Quase todos os principais donos de
bocas estão presos ou morreram. É
grande também o número de gerentes
presos ou mortos nos últimos anos. Isso, no entanto, não fez com que a atração exercida pelo tráfico junto a muitos
jovens e crianças das comunidades pobres do Rio diminuísse ou entrasse em
colapso. Há filas de meninos querendo
entrar para o tráfico, mas o movimento
não é mais capaz de atender a todos os
pedidos. A mão-de-obra está mais jovem, há cada vez mais crianças trabalhando nas bocas. Apesar disso, houve
uma relativa queda nos negócios nos últimos anos, resultante de vários fatores.
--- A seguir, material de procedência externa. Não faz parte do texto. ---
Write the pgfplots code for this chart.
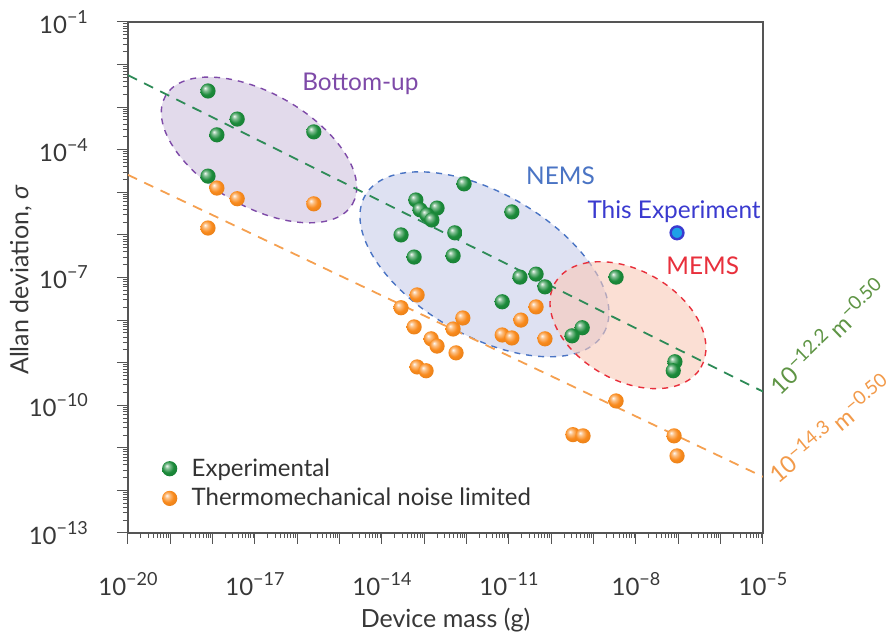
\documentclass[border=0pt]{standalone}
\usepackage{pgfplots}
\pgfplotsset{compat=1.18}
\usepackage{fontspec}
\setmainfont{Lato}
\usetikzlibrary{shapes.geometric}
\makeatletter
\pgfdeclareradialshading[tikz@ball]{ball}{\pgfqpoint{-10bp}{10bp}}{%
  color(0bp)=(tikz@ball!5!white); color(8bp)=(tikz@ball!55!white);
  color(19bp)=(tikz@ball); color(38bp)=(tikz@ball!88!black); color(50bp)=(tikz@ball!75!black)}
\makeatother
\definecolor{gpt}{HTML}{1B8A3A}
\definecolor{opt}{HTML}{F98A1C}
\definecolor{gline}{HTML}{2E8B57}
\definecolor{oline}{HTML}{F5A050}
\definecolor{glab}{HTML}{5E9444}
\definecolor{olab}{HTML}{F29A4A}
\definecolor{bupc}{HTML}{7E4AA8}
\definecolor{bupf}{HTML}{DDD3E8}
\definecolor{nemc}{HTML}{4A74C4}
\definecolor{nemf}{HTML}{D8DCF0}
\definecolor{memc}{HTML}{E8303C}
\definecolor{memf}{HTML}{F9C9B8}
\definecolor{expc}{HTML}{3A3ACF}
\definecolor{expf}{HTML}{1EA0E8}
\definecolor{axc}{HTML}{555555}
\newcommand\sups[1]{\raisebox{0.42em}{\fontsize{9}{10}\selectfont #1}}
\newcommand\lsups[1]{\raisebox{0.36em}{\fontsize{9.5}{10}\selectfont #1}}
\def\minx{}
\foreach \e in {-20,...,-6}{\foreach \m in {2,...,9}{\xdef\minx{\minx\m e\e,}}}
\xdef\minx{\minx 1e-5}
\def\miny{}
\foreach \e in {-13,...,-2}{\foreach \m in {2,...,9}{\xdef\miny{\miny\m e\e,}}}
\xdef\miny{\miny 1e-1}
\begin{document}
\begin{tikzpicture}
\begin{axis}[
  scale only axis, width=317.5pt, height=255.5pt,
  xmode=log, ymode=log,
  xmin=1e-20, xmax=1e-5, ymin=1e-13, ymax=1e-1,
  xtick={1e-20,1e-19,1e-18,1e-17,1e-16,1e-15,1e-14,1e-13,1e-12,1e-11,1e-10,1e-9,1e-8,1e-7,1e-6,1e-5},
  xticklabels={10\sups{−20},,,10\sups{−17},,,10\sups{−14},,,10\sups{−11},,,10\sups{−8},,,10\sups{−5}},
  ytick={1e-13,1e-12,1e-11,1e-10,1e-9,1e-8,1e-7,1e-6,1e-5,1e-4,1e-3,1e-2,1e-1},
  yticklabels={10\sups{−13},,,10\sups{−10},,,10\sups{−7},,,10\sups{−4},,,10\sups{−1}},
  minor xtick/.expanded={\minx},
  minor ytick/.expanded={\miny},
  tick pos=left, tick align=outside,
  major tick length=5.5pt, minor tick length=2.5pt,
  tick style={axc, line width=0.5pt},
  axis line style={axc, line width=0.6pt},
  ticklabel style={font=\fontsize{12}{13}\selectfont, text=black!78},
  xticklabel style={anchor=center, yshift=-20pt},
  yticklabel style={anchor=east, xshift=-11pt},
  xlabel={Device mass (g)}, ylabel={Allan deviation, \textit{σ}},
  every axis x label/.style={at={(axis description cs:0.5,-0.170)}, anchor=center,
    font=\fontsize{12.5}{14}\selectfont, text=black!78},
  every axis y label/.style={at={(axis description cs:-0.1685,0.495)}, rotate=90, anchor=center,
    font=\fontsize{12.5}{14}\selectfont, text=black!78},
  clip mode=individual,
  legend style={draw=none, fill=none, at={(rel axis cs:0.043,0.031)}, anchor=south west,
    font=\fontsize{12}{13}\selectfont, row sep=0.5pt, text=black!80,
    /tikz/every odd column/.append style={column sep=5pt}},
  legend cell align=left,
]
% regions
\node[ellipse, draw=bupc, dashed, fill=bupf, fill opacity=0.85, draw opacity=1, line width=0.7pt,
  minimum width=108pt, minimum height=56.5pt, inner sep=0pt, rotate=-30]
  at (axis cs:1.245e-17,9.89e-5) {};
\node[ellipse, draw=nemc, dashed, fill=nemf, fill opacity=0.85, draw opacity=1, line width=0.7pt,
  minimum width=137.7pt, minimum height=71.3pt, inner sep=0pt, rotate=-30]
  at (axis cs:2.63e-12,2.04e-7) {};
\node[ellipse, draw=memc, dashed, fill=memf, fill opacity=0.6, draw opacity=1, line width=0.7pt,
  minimum width=84.3pt, minimum height=54.8pt, inner sep=0pt, rotate=-30]
  at (axis cs:6.46e-9,7.59e-9) {};
% trend lines
\addplot[gline, line width=0.9pt, dash pattern=on 5pt off 4pt, forget plot] coordinates {(1e-20,5.62e-3) (1e-5,2.09e-10)};
\addplot[oline, line width=0.9pt, dash pattern=on 5pt off 4pt, forget plot] coordinates {(1e-20,2.57e-5) (1e-5,2.09e-12)};
% experimental
\addplot[only marks, mark=ball, mark size=3.8pt, mark options={ball color=gpt, draw opacity=0}] coordinates {
(7.76e-19,2.40e-3) (1.26e-18,2.24e-4) (3.80e-18,5.25e-4) (2.45e-16,2.63e-4) (7.76e-19,2.40e-5)
(8.71e-13,1.58e-5) (6.31e-14,6.61e-6) (2.00e-13,4.27e-6) (7.94e-14,3.89e-6) (1.15e-13,2.95e-6)
(1.51e-13,2.24e-6) (1.17e-11,3.47e-6) (2.82e-14,1.0e-6) (5.25e-13,1.12e-6) (5.75e-14,3.02e-7)
(4.79e-13,3.24e-7) (1.82e-11,1.02e-7) (4.37e-11,1.20e-7) (7.08e-11,6.03e-8) (6.92e-12,2.69e-8)
(5.37e-10,6.61e-9) (3.09e-10,4.27e-9) (3.39e-9,1.02e-7) (8.32e-8,1.05e-9) (7.59e-8,6.46e-10)
};
\addlegendentry{Experimental}
% thermomechanical
\addplot[only marks, mark=ball, mark size=3.8pt, mark options={ball color=opt, draw opacity=0}] coordinates {
(1.26e-18,1.26e-5) (3.80e-18,7.08e-6) (2.45e-16,5.37e-6) (7.76e-19,1.45e-6)
(6.76e-14,3.89e-8) (2.82e-14,1.95e-8) (5.75e-14,6.92e-9) (1.45e-13,3.63e-9) (2.00e-13,2.45e-9)
(4.79e-13,6.17e-9) (8.13e-13,1.12e-8) (5.62e-13,1.70e-9) (6.76e-14,7.94e-10) (1.10e-13,6.46e-10)
(6.92e-12,4.47e-9) (1.17e-11,3.80e-9) (1.91e-11,1.0e-8) (4.37e-11,2.04e-8) (7.08e-11,3.63e-9)
(3.39e-9,1.26e-10) (3.24e-10,2.04e-11) (5.62e-10,1.91e-11) (7.94e-8,1.91e-11) (9.33e-8,6.46e-12)
};
\addlegendentry{Thermomechanical noise limited}
% this experiment
\addplot[only marks, mark=*, mark size=3.2pt, mark options={fill=expf, draw=expc, line width=1.2pt}, forget plot] coordinates {(9.33e-8,1.12e-6)};
% labels
\node[text=bupc, font=\fontsize{12.2}{13}\selectfont] at (rel axis cs:0.366,0.879) {Bottom-up};
\node[text=nemc, font=\fontsize{12.2}{13}\selectfont] at (rel axis cs:0.681,0.699) {NEMS};
\node[text=expc, font=\fontsize{12.2}{13}\selectfont] at (rel axis cs:0.860,0.628) {This Experiment};
\node[text=memc, font=\fontsize{12.2}{13}\selectfont] at (rel axis cs:0.905,0.5225) {MEMS};
\node[text=glab, font=\fontsize{11.8}{13}\selectfont, rotate=44, inner sep=0pt] at (rel axis cs:1.1008,0.3855) {10\lsups{−12.2} m\lsups{−0.50}};
\node[text=olab, font=\fontsize{11.8}{13}\selectfont, rotate=39.5, inner sep=0pt] at (rel axis cs:1.104,0.2055) {10\lsups{−14.3} m\lsups{−0.50}};
\end{axis}
\pgfresetboundingbox
\path[use as bounding box] ([shift={(-64pt,-51pt)}]current axis.south west) rectangle ([shift={(65pt,11pt)}]current axis.north east);
\end{tikzpicture}
\end{document}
Desde o assassinato de Tim Lopes, o
movimento caiu numa posição defensiva, sob forte pressão da mídia. A situação dos donos presos piorou com as reiteradas revistas nas celas.
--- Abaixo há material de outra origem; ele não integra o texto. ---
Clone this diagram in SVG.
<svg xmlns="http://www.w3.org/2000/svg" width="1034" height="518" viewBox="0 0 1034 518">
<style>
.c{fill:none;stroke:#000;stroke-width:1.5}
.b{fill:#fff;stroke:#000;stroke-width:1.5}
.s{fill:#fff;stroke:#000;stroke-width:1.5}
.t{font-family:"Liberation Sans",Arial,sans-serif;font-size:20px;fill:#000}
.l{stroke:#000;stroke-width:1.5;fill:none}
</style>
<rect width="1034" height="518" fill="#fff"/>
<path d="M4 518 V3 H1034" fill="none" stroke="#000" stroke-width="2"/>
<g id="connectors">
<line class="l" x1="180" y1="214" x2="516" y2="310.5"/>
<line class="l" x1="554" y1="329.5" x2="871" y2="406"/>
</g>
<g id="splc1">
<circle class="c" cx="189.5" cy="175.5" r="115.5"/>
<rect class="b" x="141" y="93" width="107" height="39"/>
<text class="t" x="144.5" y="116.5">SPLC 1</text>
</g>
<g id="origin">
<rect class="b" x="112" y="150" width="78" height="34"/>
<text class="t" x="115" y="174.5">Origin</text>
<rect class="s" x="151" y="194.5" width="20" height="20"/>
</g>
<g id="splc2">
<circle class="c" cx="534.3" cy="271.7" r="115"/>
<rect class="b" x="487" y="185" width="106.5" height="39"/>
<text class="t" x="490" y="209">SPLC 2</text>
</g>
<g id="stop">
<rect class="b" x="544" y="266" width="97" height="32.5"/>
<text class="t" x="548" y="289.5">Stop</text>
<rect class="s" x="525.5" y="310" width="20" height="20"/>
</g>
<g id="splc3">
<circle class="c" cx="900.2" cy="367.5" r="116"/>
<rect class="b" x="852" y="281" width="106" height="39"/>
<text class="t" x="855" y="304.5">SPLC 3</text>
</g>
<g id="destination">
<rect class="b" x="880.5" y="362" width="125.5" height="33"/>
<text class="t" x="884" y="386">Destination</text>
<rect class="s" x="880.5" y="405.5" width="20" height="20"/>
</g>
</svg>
Todos os meios empregados na baderna são conhecidos há muito tempo:
ônibus são incendiados há décadas. Saques a supermercados e ordens para o
comércio fechar também ocorrem há
muitos anos. O que houve de novo?
No "ensaio" de setembro do ano passado e na rebelião de agora, essas ações
foram articuladas num mesmo dia e foi
distribuído um "manifesto". O panfleto
ameaça e exige o fechamento de todo o
comércio utilizando-se da mesma linguagem "política" de algumas lideranças da época em que surgiu a Falange
Vermelha. Tenta-se hoje, nas penitenciárias, rearticular o grau de organização que o Comando Vermelho teria
possuído em seu início e que se perdeu a
partir de meados dos anos 80. Mas isso
não é fácil, em virtude da desconfiança
recíproca entre os donos de boca, que
não abrem mão do pleno poder sobre
suas áreas. Concordam, no entanto, em
articular algumas ações conjuntas, como essas que ocorreram em setembro e
agora em fevereiro. Querem mostrar
força e desmoralizar a polícia.
A hipótese de que estariam "testando"
o novo governo é insustentável por razões óbvias. Eles dizem, no tal manifesto, que fazem isso porque são tratados
"ilegalmente" e chegam a denunciar a
Vara de Execuções Penais. Como eles
têm centenas de advogados, fica difícil
entender que suas denúncias não pudessem ser encaminhadas de outro modo que não através de uma rebelião extrapenitenciária. Nesse sentido, o manifesto aproxima a rebelião de segunda
das sucessivas rebeliões penitenciárias
que ocorrem no país, com a diferença
de que se deu no aberto espaço urbano,
e não no restrito espaço dos presídios.
Do que eles reclamam? Se deixarmos
de lado o arrazoado supostamente político do manifesto, restam denúncias
contra arbitrariedades policiais em comunidades pobres e ilegalismos do judiciário na fase processual e na execução penal. A rebelião seria, então, para
chamar a atenção para esses problemas,
um ato de vingança desesperada. Em
qualquer caso, uma ação inútil.
Não vejo nenhuma racionalidade na
ação desfechada na segunda-feira no
Rio de Janeiro pelo "coletivo" do CV.
Tudo isso parece indicar, se considerada a conjuntura adversa dos últimos
meses (inclusive com a desarticulação
do PCC, com quem o CV pretendia renovar suas forças perdidas), que essa rebelião foi uma ação irracional, como se
o tráfico estivesse acuado pelo Estado.
Como sabemos que não é esse o caso, só
posso sugerir que se debite a rebelião à
conjuntura adversa que os donos presos
do CV atravessam.
Michel Misse, doutor em sociologia, é professor do Programa de Pós-Graduação em Sociologia e
Antropologia e coordenador do Núcleo de Estudos da Cidadania, Conflito e Violência Urbana da
Universidade Federal do Rio de Janeiro.